Captain Butler rode on the Colonel's right and myself on the left, but I was taking little part in the conversation that was mainly on matters pertaining to the regiment. He told Butler about the magnificent sword, spurs and watch that had been presented to him at Falmouth, a testimonial from the officers of his regiment expressing the sentiment of an injunction uttered by Captain Perry as he lay dying amidst the slaughter of Fredericksburg. As he spoke of the matter in a pleased animated way, I saw that the colonel had been touched and gratified by this evidence of esteem from his loyal followers.

Finally, the conversation turned on the impending struggle that we were hastening forward to, and at last the Colonel said, It will be my last battle." He used the words in a grave decided way, and it gave me a shock, and also a feeling of resentment that he should speak in that manner; then I recalled to myself that in the last day or so he had at times seemed in a sort of abstracted mood that was not usual with him.

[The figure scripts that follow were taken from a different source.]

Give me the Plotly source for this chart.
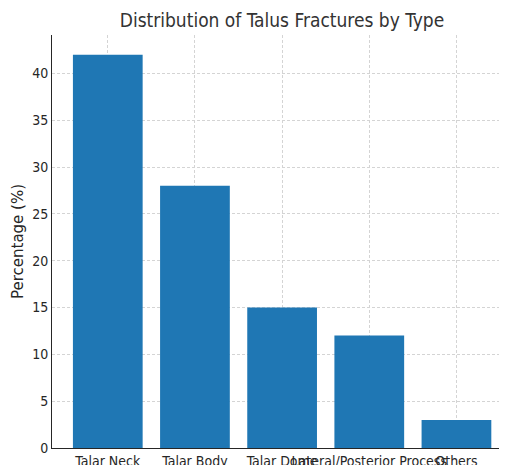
import plotly.graph_objects as go

categories = ["Talar Neck", "Talar Body", "Talar Dome", "Lateral/Posterior Process", "Others"]
percentages = [42, 28, 15, 12, 3]
y_ticks = [0, 5, 10, 15, 20, 25, 30, 35, 40]

font_family = "DejaVu Sans Condensed, DejaVu Sans"
grid_color = "#d4d4d4"

fig = go.Figure(
    go.Bar(
        x=list(range(len(categories))),
        y=percentages,
        width=0.8,
        marker=dict(color="#1f77b4", line=dict(width=0)),
    )
)

fig.update_layout(
    width=499,
    height=457,
    margin=dict(l=44, r=0, t=27, b=17),
    paper_bgcolor="white",
    plot_bgcolor="white",
    showlegend=False,
    font=dict(family=font_family, color="#262626", size=14),
    title=dict(
        text="Distribution of Talus Fractures by Type",
        x=0.549,
        xanchor="center",
        y=0.974,
        yanchor="middle",
        font=dict(size=19, family=font_family, color="#333333"),
    ),
)

fig.update_xaxes(
    tickmode="array",
    tickvals=list(range(len(categories))),
    ticktext=categories,
    range=[-0.64, 4.58],
    showline=True,
    linecolor="#262626",
    linewidth=1,
    ticks="",
    tickangle=0,
    showgrid=True,
    gridcolor=grid_color,
    griddash="3px,2px",
    gridwidth=0.7,
    zeroline=False,
    tickfont=dict(size=14),
    automargin=False,
    layer="above traces",
)

fig.update_yaxes(
    tickmode="array",
    tickvals=y_ticks,
    range=[0, 44.1],
    showline=True,
    linecolor="#262626",
    linewidth=1,
    ticks="",
    showgrid=True,
    gridcolor=grid_color,
    griddash="3px,2px",
    gridwidth=0.7,
    zeroline=False,
    tickfont=dict(size=14),
    title=dict(text="Percentage (%)", font=dict(size=15, family="DejaVu Sans"), standoff=4),
    automargin=False,
    layer="above traces",
)

fig.write_html("out.html")
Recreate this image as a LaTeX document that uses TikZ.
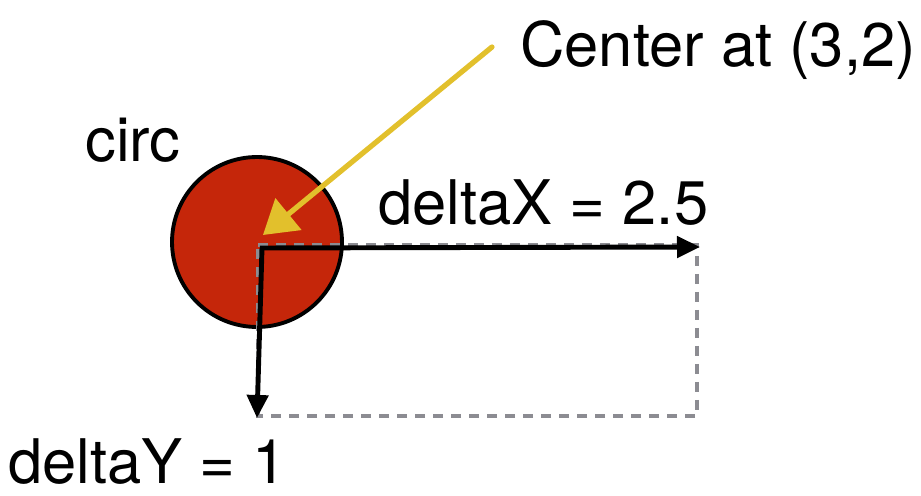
\documentclass[tikz,border=0pt]{standalone}
\usepackage{fontspec}
\setmainfont{TeX Gyre Heros}
\usepackage{xcolor}
\usepackage{tikz}
\usetikzlibrary{arrows.meta, positioning, calc}

\definecolor{circred}{RGB}{197,38,10}
\definecolor{penyellow}{RGB}{226,192,44}
\definecolor{dashgray}{RGB}{140,140,146}

\begin{document}
\begin{tikzpicture}[
  x=0.02cm, y=-0.02cm,
  every node/.style={font=\fontsize{35}{40}\selectfont, inner sep=0pt},
  lbl/.style={anchor=base west},
  dot/.style={circle, draw, line width=2.2pt, fill=circred,
              minimum size=3.4cm},
  arr/.style={-{Triangle[length=0.46cm, width=0.42cm]}, line width=2.8pt},
  darr/.style={dashgray, dashed, line width=2.8pt,
               dash pattern=on 0.2cm off 0.16cm},
  yarr/.style={-{Triangle[length=0.66cm, width=0.8cm]}, penyellow,
               line width=3pt, line cap=round},
]
\useasboundingbox (0,0) rectangle (921,496);

% the circle and its center
\node[dot] (circ) at (257,242) {};
\coordinate (ctr) at (258,245);
\coordinate (corner) at (697,416);

% labels
\node[lbl] (name) at (85,162) {circ};
\node[lbl] (callout) at (520,67) {Center at (3,2)};
\node[lbl] (dxlbl) at (378,225) {deltaX = 2.5};
\node[lbl] (dylbl) at (8,484) {deltaY = 1};

% dashed box from center to (x+dx, y+dy)
\draw[darr] (ctr) -| (corner) -| (ctr);

% the two offsets
\coordinate (xstart) at (260,248);
\coordinate (xend) at (700,247);
\coordinate (ystart) at (262,248);
\coordinate (yend) at (257,418);
\draw[arr] (xstart) -- (xend);
\draw[arr] (ystart) -- (yend);

% pointer to the center
\coordinate (ptail) at (492,47);
\coordinate (ptip) at (263,235);
\draw[yarr] (ptail) -- (ptip);

\end{tikzpicture}
\end{document}
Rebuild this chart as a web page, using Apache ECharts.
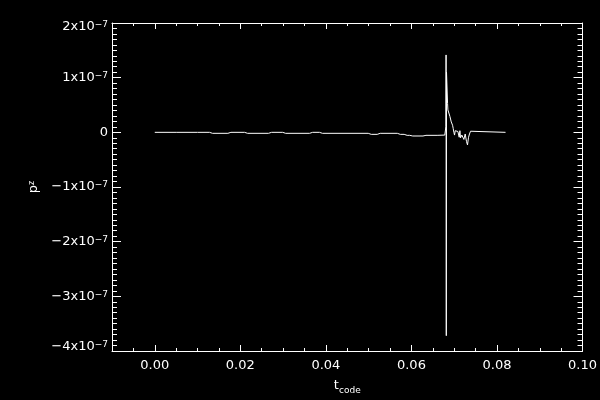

At last he said to me;"Mr. Hale, I wish you to attend to my books and papers; that private box of mine in the headquarters wagon; you helped me re-pack it the other day. After the campaign is over, get it at once, dry the contents if damp, and then turn it over to my brother Richard."

Richard served as a major in the 5th New Hampshire. Cross's brother Nelson was the skipper of the 67th New York of the Sixth Corps. Both brothers would survive the Civil War.

Once again on the 29th, Cross spoke of feelings that this would be his last battle. This again bothered young Hale, and the friendly relations between the two were strained. On July 1, Cross spoke nothing at all of his premonition. However, Hale remembered that on July 2,

...Soon after we had take up the line of march and were rapidly approaching the battle field, he said to me in a grave, firm, way, Mr. Hale:-attend to that box of mine at the first opportunity; that was all, but it convinced me that he was in dead earnest and had firm conviction of impending fate.

Cross's feelings of his impending doom are difficult to deal with. Certainly, he was no coward. John B. Gordon in his Reminiscences of the Civil War stated many cases including his own brother and General Stephen Dodson Ramseur as men of sound mind who had some sort of premonition of their own demise. In fact, the Civil War is filled with accounts of men who had some sort of inkling of what was to come. What brought these views into the future are beyond this authors capacities. Perhaps, though, as Gordon stated, this was indeed evidence of a Superior Being, and that there is something beyond this life.

As the day progressed, Cross had another change of mood. He walked among the men, giving them the pep talk: "Boys, you know what's before you. Give 'em hell!" Hale remembered that Cross walked off with Colonel McKeen of the 81st Pennsylvania,

Taking McKeen's arm they walked a little ways apart, both heads bent in earnest conversation. Colonel McKeen of the eighty-first Pennsylvania was a younger man but just such another gallant fighter as Cross, and while commanding a brigade he fell in just the same way on the field of Cold Harbor nearly a year later; here he was next in rank to Colonel Cross of the commanders present. After walking a little ways they stopped, grasped hands a moment, then turned and walked back, to where we were standing, Cross saying to the little group who where intently watching them, Gentlemen: - Colonel McKeen will command the one hundred and forty-eighth Pennsylvania to- day; before night he will probably be commanding the brigade."